In 1988 the paper by M. M. Perry describes the first successful development of a chick embryo from an early stage through to hatching entirely outside the eggshell. Perry's work introduced a complete in vitro culture system that carefully replicated the conditions inside a natural eggshell. The system included the controlled provision of oxygen, humidity, and nutrients, essential for embryo survival and growth through all developmental stages. Perry's culture system marked a breakthrough in avian embryology by achieving full-term development, and their technique paved the way for studying chick embryos under controlled conditions.

==Modern improvements==
After the success of full-term shell-less chick embryogenesis in 1988, with the turn of the century came a turning of focus towards optimization of this in-vitro protocol through an increased focus on nutrients, like calcium, with continued attention to aeration and other environmental control. A workable technique for all stages of the full development process was established. A major convergence started to accelerate between chick embryo cultures and other embryo cultures, such as quail for example. By using chicken eggshells as vessels, Kamihira et al. in 1998 found that oxygen-enriched conditions improved viability during mid-stage culture, increasing hatchability to 30% and that adding calcium lactate, along with oxygen aeration, further raised the hatchability to 80%, addressing calcium shortages in shell-less cultures. Although this paper does use chicken embryo culture and just the chicken shell as an artificial vessel for quail embryo culture, it has been cited as a foundational study for more recent papers studying similar things in shell-less chick embryo cultures.
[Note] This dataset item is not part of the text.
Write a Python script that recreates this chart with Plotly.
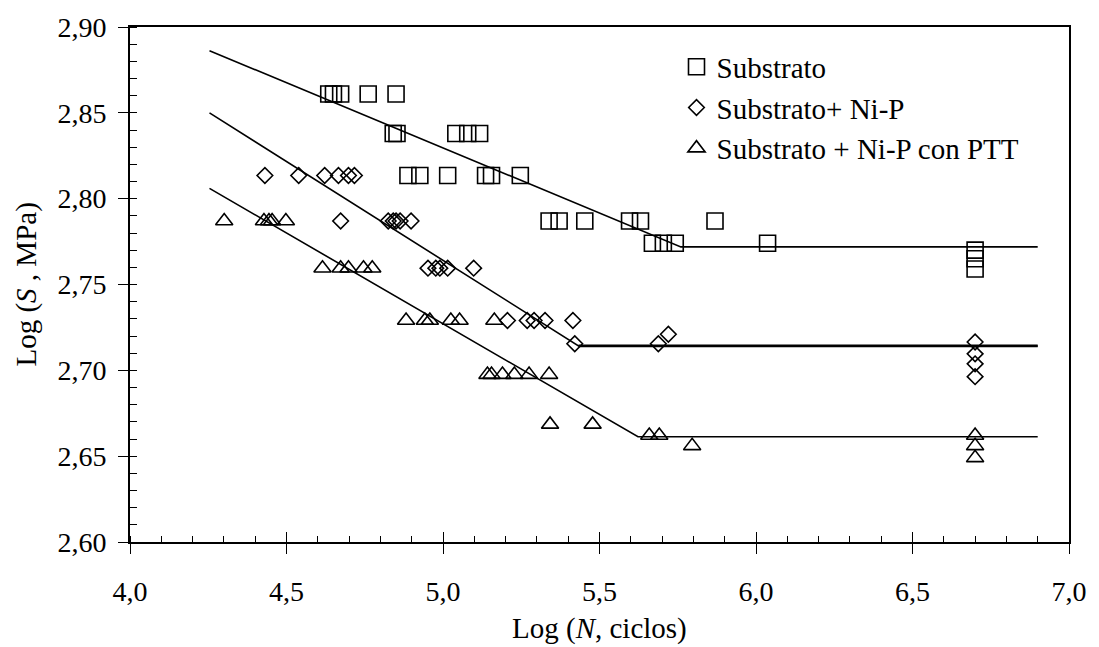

A greater focus on calcium and its role has begun to take place. In 2014, Tahara and Obara transferred chick embryos "to the culture vessel after 55-56 h incubation, more than 90% of embryos survived until day 17 when a polymethylpentene film was used as a culture vessel with calcium lactate and distilled water supplementations. The aeration of pure oxygen to the surviving embryos from day 17 yielded a hatchability of 57.1% (8 out of 14). Thus, we successfully achieved a high hatchability with this method in chicken embryo culture using an artificial vessel." Even papers focusing purely on optimizing an artificial environment such as a novel square glass artificial egg designs in 2015 made of Glass and exact cubes for improvements in measurement and visibility show this desire to implement calcium for better results.

Even further evidence of calcium in development from Dunn in 2023; the following year, he demonstrated for the first time unincubated eggs successfully incubated in shell-less culture for first 69–70 hours. It used a new turntable apparatus. Along with improvements to visual study and developmental dynamics using transparent films and more elaborate set ups, modern studies on shell-less chick embryo cultures remain focused on environment and nutrient optimization.